START DATA ROWS

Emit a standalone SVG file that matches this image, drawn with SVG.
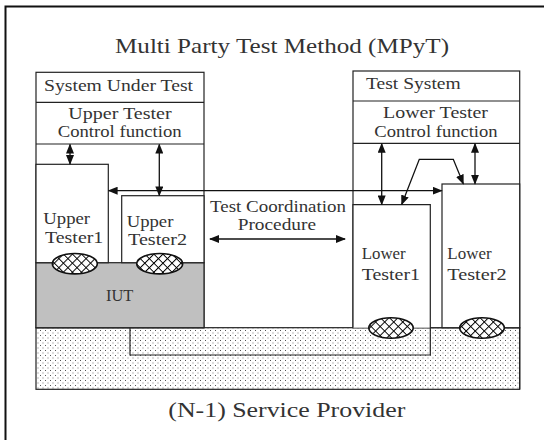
<svg xmlns="http://www.w3.org/2000/svg" width="544" height="440" viewBox="0 0 544 440">
  <style>
    text { font-family: "Liberation Serif", "Times New Roman", serif; fill: #333; font-weight: normal; }
    .lbl { font-size: 16px; }
    .big { font-size: 21px; }
    .box { fill: #fff; stroke: #222; stroke-width: 1.2; }
    .ln { fill: none; stroke: #222; stroke-width: 1.2; }
    .arr { fill: none; stroke: #111; stroke-width: 1.3; marker-start: url(#ah); marker-end: url(#ah); }
    .hatch { fill: url(#xh); stroke: #111; stroke-width: 1.6; }
  </style>
  <defs>
    <marker id="ah" markerUnits="userSpaceOnUse" markerWidth="10" markerHeight="8" refX="9" refY="4" orient="auto-start-reverse">
      <path d="M0,0 L10,4 L0,8 z" fill="#111"/>
    </marker>
    <pattern id="dots" width="5" height="5" patternUnits="userSpaceOnUse">
      <rect width="5" height="5" fill="#fff"/>
      <rect x="0" y="0" width="1" height="1" fill="#555"/>
      <rect x="2.5" y="2.5" width="1" height="1" fill="#777"/>
    </pattern>
    <pattern id="xh" width="6.4" height="6.4" patternUnits="userSpaceOnUse" patternTransform="rotate(45)">
      <rect width="6.4" height="6.4" fill="#fff"/>
      <path d="M0,0 H6.4 M0,0 V6.4" stroke="#000" stroke-width="2"/>
    </pattern>
  </defs>

  <!-- frame (left and top edges) -->
  <path d="M5.5,440 V6.5 H544" fill="none" stroke="#111" stroke-width="2"/>

  <text class="big" x="115" y="53" textLength="334" lengthAdjust="spacingAndGlyphs">Multi Party Test Method (MPyT)</text>

  <!-- (N-1) service provider layer -->
  <g id="service-provider">
    <rect x="36" y="327.7" width="483.7" height="61.6" fill="url(#dots)" stroke="#222" stroke-width="1.2"/>
    <path class="ln" d="M130,327.7 V355 H430.3"/>
    <text class="big" x="168.3" y="416.7" textLength="237" lengthAdjust="spacingAndGlyphs">(N-1) Service Provider</text>
  </g>

  <!-- system under test -->
  <g id="system-under-test">
    <rect class="box" x="36" y="72.3" width="168" height="255.4"/>
    <line class="ln" x1="36" y1="102.3" x2="204" y2="102.3"/>
    <line class="ln" x1="36" y1="144" x2="204" y2="144"/>
    <text class="lbl" x="44" y="91" textLength="149" lengthAdjust="spacingAndGlyphs">System Under Test</text>
  </g>
  <g id="upper-tester-control">
    <text class="lbl" x="68.3" y="119" textLength="103.3" lengthAdjust="spacingAndGlyphs">Upper Tester</text>
    <text class="lbl" x="57.7" y="137.3" textLength="124" lengthAdjust="spacingAndGlyphs">Control function</text>
  </g>
  <g id="iut">
    <rect x="36" y="262.7" width="168" height="65" fill="#c0c0c0" stroke="#222" stroke-width="1.2"/>
    <text class="lbl" x="106" y="301" textLength="27.3" lengthAdjust="spacingAndGlyphs">IUT</text>
  </g>
  <g id="upper-tester1">
    <rect class="box" x="36" y="164.3" width="72.3" height="98.4"/>
    <text class="lbl" x="43.3" y="224.3" textLength="46.7" lengthAdjust="spacingAndGlyphs">Upper</text>
    <text class="lbl" x="45" y="243.3" textLength="58.3" lengthAdjust="spacingAndGlyphs">Tester1</text>
    <ellipse class="hatch" cx="74.8" cy="263.7" rx="22.5" ry="10.2"/>
  </g>
  <g id="upper-tester2">
    <rect class="box" x="121.7" y="195.7" width="82.3" height="67"/>
    <text class="lbl" x="126.7" y="226.7" textLength="46.7" lengthAdjust="spacingAndGlyphs">Upper</text>
    <text class="lbl" x="128" y="245" textLength="59" lengthAdjust="spacingAndGlyphs">Tester2</text>
    <ellipse class="hatch" cx="159.7" cy="263.7" rx="23" ry="10.2"/>
  </g>

  <!-- test system -->
  <g id="test-system">
    <rect class="box" x="353" y="71" width="166.7" height="256.7"/>
    <line class="ln" x1="353" y1="101" x2="519.7" y2="101"/>
    <line class="ln" x1="353" y1="143.3" x2="519.7" y2="143.3"/>
    <line class="ln" x1="519.7" y1="327.7" x2="519.7" y2="389.3"/>
    <text class="lbl" x="366" y="89.3" textLength="94.7" lengthAdjust="spacingAndGlyphs">Test System</text>
  </g>
  <g id="lower-tester-control">
    <text class="lbl" x="383" y="118.3" textLength="105" lengthAdjust="spacingAndGlyphs">Lower Tester</text>
    <text class="lbl" x="374.3" y="136.7" textLength="123.3" lengthAdjust="spacingAndGlyphs">Control function</text>
  </g>
  <g id="lower-tester1">
    <rect x="353" y="204.7" width="77.3" height="123" fill="#fff"/>
    <path class="ln" d="M353,327.7 V204.7 H430.3 V355"/>
    <text class="lbl" x="361.7" y="259.3" textLength="44" lengthAdjust="spacingAndGlyphs">Lower</text>
    <text class="lbl" x="361.7" y="280" textLength="58.3" lengthAdjust="spacingAndGlyphs">Tester1</text>
    <ellipse class="hatch" cx="391" cy="328" rx="22.2" ry="10.2"/>
  </g>
  <g id="lower-tester2">
    <rect class="box" x="442" y="184" width="77.7" height="143.7"/>
    <text class="lbl" x="447.3" y="259.3" textLength="44.3" lengthAdjust="spacingAndGlyphs">Lower</text>
    <text class="lbl" x="447.3" y="280" textLength="59.3" lengthAdjust="spacingAndGlyphs">Tester2</text>
    <ellipse class="hatch" cx="482" cy="328" rx="22.3" ry="10.2"/>
  </g>

  <!-- test coordination procedure -->
  <g id="test-coordination">
    <text class="lbl" x="210" y="211.7" textLength="136" lengthAdjust="spacingAndGlyphs">Test Coordination</text>
    <text class="lbl" x="237.7" y="230" textLength="78.3" lengthAdjust="spacingAndGlyphs">Procedure</text>
  </g>

  <!-- connectors -->
  <g id="connectors">
    <line class="arr" x1="70" y1="144.5" x2="70" y2="164"/>
    <line class="arr" x1="159.3" y1="144.5" x2="159.3" y2="195.4"/>
    <line class="arr" x1="108.6" y1="190.7" x2="441.7" y2="190.7"/>
    <line class="arr" x1="210" y1="239" x2="345" y2="239"/>
    <line class="arr" x1="381.7" y1="143.8" x2="381.7" y2="204.4"/>
    <line class="arr" x1="475" y1="143.8" x2="475" y2="183.7"/>
    <polyline class="arr" points="401.7,204.4 419.3,159.3 453.3,159.3 463.3,183.7"/>
  </g>
</svg>
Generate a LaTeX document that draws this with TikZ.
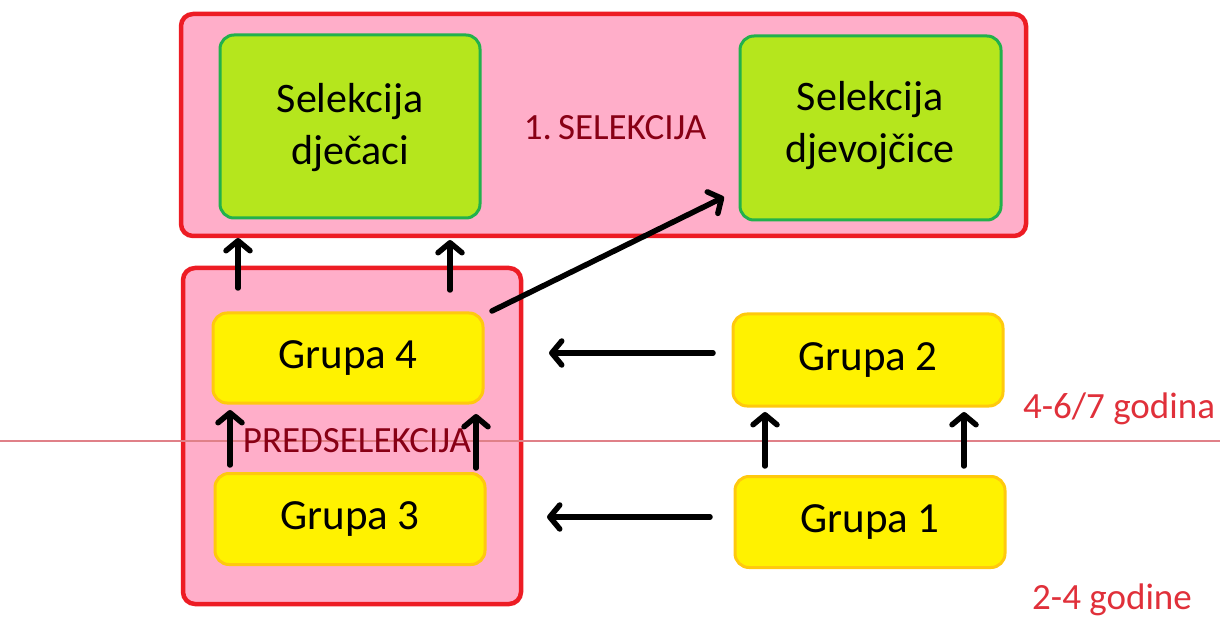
\documentclass[tikz,border=0pt]{standalone}
\usepackage{fontspec}
\setmainfont{Carlito}
\usetikzlibrary{arrows.meta}
\definecolor{pinkfill}{HTML}{FFAEC9}
\definecolor{redline}{HTML}{ED1C24}
\definecolor{greenfill}{HTML}{B5E61D}
\definecolor{greenline}{HTML}{22B14C}
\definecolor{yellowfill}{HTML}{FFF200}
\definecolor{goldline}{HTML}{FFC90E}
\definecolor{darkred}{HTML}{880015}
\definecolor{labelred}{HTML}{E0303A}
\definecolor{sepline}{HTML}{E08088}
\tikzset{
  x=1pt,y=-1pt,
  outerbox/.style={draw=redline,line width=4.5pt,fill=pinkfill,rounded corners=12pt},
  selbox/.style={draw=greenline,line width=3pt,fill=greenfill,rounded corners=14pt},
  seltext/.style={align=center,font=\fontsize{42}{52}\selectfont},
  grpbox/.style={draw=goldline,line width=3pt,fill=yellowfill,rounded corners=14pt,font=\fontsize{43}{50}\selectfont},
  redlabel/.style={font=\fontsize{37}{44}\selectfont},
  arr/.style={line width=5.5pt,-{Straight Barb[length=10pt,width=24pt,line cap=round,line join=round]},line cap=round},
}
\begin{document}
\frenchspacing
\begin{tikzpicture}
\useasboundingbox (0,0) rectangle (1220,617);
% outer boxes
\path[outerbox] (181,14) rectangle (1026,236);
\path[outerbox] (183,268) rectangle (521,604);
% inner nodes
\path[selbox] (220,35) rectangle (480,218);
\node[seltext] (dj) at (350,128) {Selekcija\\dječaci};
\path[selbox] (740,36) rectangle (1001,220);
\node[seltext] (dv) at (870,126) {Selekcija\\djevojčice};
\node[grpbox,minimum width=270pt,minimum height=90pt] (g4) at (348,358) {Grupa 4};
\node[grpbox,minimum width=270pt,minimum height=91pt] (g3) at (350,519) {Grupa 3};
\node[grpbox,minimum width=270pt,minimum height=92pt] (g2) at (868,360) {Grupa 2};
\node[grpbox,minimum width=270pt,minimum height=91pt] (g1) at (870,522) {Grupa 1};
% separator line
\draw[draw=sepline,line width=1.2pt] (0,441) -- (1220,441);
% labels
\node[redlabel,text=darkred] (sel) at (615,128) {1.\,SELEKCIJA};
\node[redlabel,text=darkred] (pre) at (357,441) {PREDSELEKCIJA};
\node[redlabel,text=labelred] (l1) at (1119,409) {4-6/7 godina};
\node[redlabel,text=labelred] (l2) at (1112,600) {2-4 godine};
% coordinates for arrows
\coordinate (a1s) at (238,288); \coordinate (a1e) at (238,238);
\coordinate (a2s) at (450,290); \coordinate (a2e) at (450,240);
\coordinate (a3s) at (492,311); \coordinate (a3e) at (724,197);
\coordinate (a4s) at (713,353); \coordinate (a4e) at (549,353);
\coordinate (a5s) at (710,517); \coordinate (a5e) at (547,517);
\coordinate (a6s) at (230,465); \coordinate (a6e) at (230,410);
\coordinate (a7s) at (476,468); \coordinate (a7e) at (476,414);
\coordinate (a8s) at (765,466); \coordinate (a8e) at (765,412);
\coordinate (a9s) at (964,466); \coordinate (a9e) at (964,412);
\foreach \i in {1,...,9}{\draw[arr] (a\i s) -- (a\i e);}
\end{tikzpicture}
\end{document}
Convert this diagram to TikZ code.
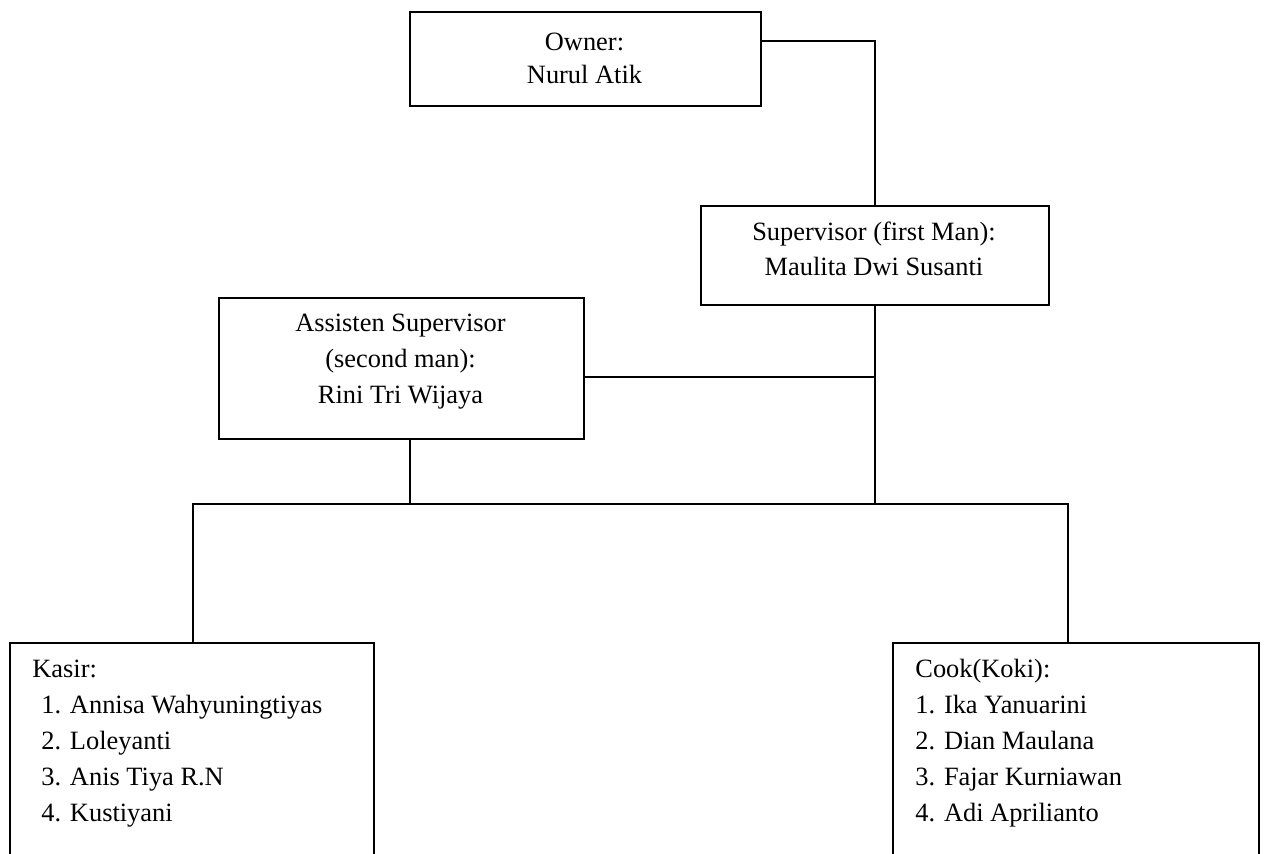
\documentclass[tikz,border=0pt]{standalone}
\usepackage{fontspec}
\setmainfont{Liberation Serif}
\begin{document}
\begin{tikzpicture}[x=0.5pt,y=-0.5pt,
  box/.style={draw=black,line width=1.1pt,inner sep=0pt,anchor=north west},
  openbox/.style={inner sep=0pt,anchor=north west},
  conn/.style={draw=black,line width=1pt},
  txt/.style={inner sep=0pt,font=\fontsize{13.2pt}{18pt}\selectfont},
]
\useasboundingbox (0,0) rectangle (1264,853);
% boxes
\node[box,minimum width=175.5pt,minimum height=47pt] (owner) at (409,11) {};
\node[box,minimum width=174pt,minimum height=49.5pt] (sup) at (700,205) {};
\node[box,minimum width=182.5pt,minimum height=70.5pt] (asst) at (218,297) {};
\node[openbox,minimum width=181.5pt,minimum height=105pt] (kasir) at (10,643) {};
\node[openbox,minimum width=182.5pt,minimum height=105pt] (cook) at (893,643) {};
\draw[conn,line width=1.1pt] (kasir.south west) |- (kasir.north east) -- (kasir.south east);
\draw[conn,line width=1.1pt] (cook.south west) |- (cook.north east) -- (cook.south east);
% texts
\node[txt,align=center,anchor=north,font=\fontsize{13.2pt}{16.8pt}\selectfont] (ownert) at (584.5,32.5) {Owner:\\Nurul Atik};
\node[txt,align=center,anchor=north,font=\fontsize{13.2pt}{17.5pt}\selectfont] (supt) at (874,221.5) {Supervisor (first Man):\\Maulita Dwi Susanti};
\node[txt,align=center,anchor=north] (asstt) at (400.5,314) {Assisten Supervisor\\(second man):\\Rini Tri Wijaya};
\node[txt,align=left,anchor=north west] (kasirt) at (32,659.5) {Kasir:\\\hspace{4.5pt}1. Annisa Wahyuningtiyas\\\hspace{4.5pt}2. Loleyanti\\\hspace{4.5pt}3. Anis Tiya R.N\\\hspace{4.5pt}4. Kustiyani};
\node[txt,align=left,anchor=north west] (cookt) at (915,658.7) {Cook(Koki):\\1. Ika Yanuarini\\2. Dian Maulana\\3. Fajar Kurniawan\\4. Adi Aprilianto};
% connector points
\coordinate (busL) at (193,504);
\coordinate (busR) at (1068,504);
\coordinate (aj) at (410,504);
% connectors
\draw[conn] ([yshift=9pt]owner.east) -| (sup.north);
\draw[conn] (sup.south) -- (sup.south |- busL);
\draw[conn] ([yshift=-4.25pt]asst.east) -- ([yshift=-4.25pt]asst.east -| sup.south);
\draw[conn] (aj |- asst.south) -- (aj);
\draw[conn] (busL |- kasir.north) -- (busL) -- (busR) -- (busR |- cook.north);
\end{tikzpicture}
\end{document}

END DATA ROWS

TASK GOAL. The answer is the number of lines in the preceding material that hold "with"; write that number and nothing else.

FULL ANSWER. 2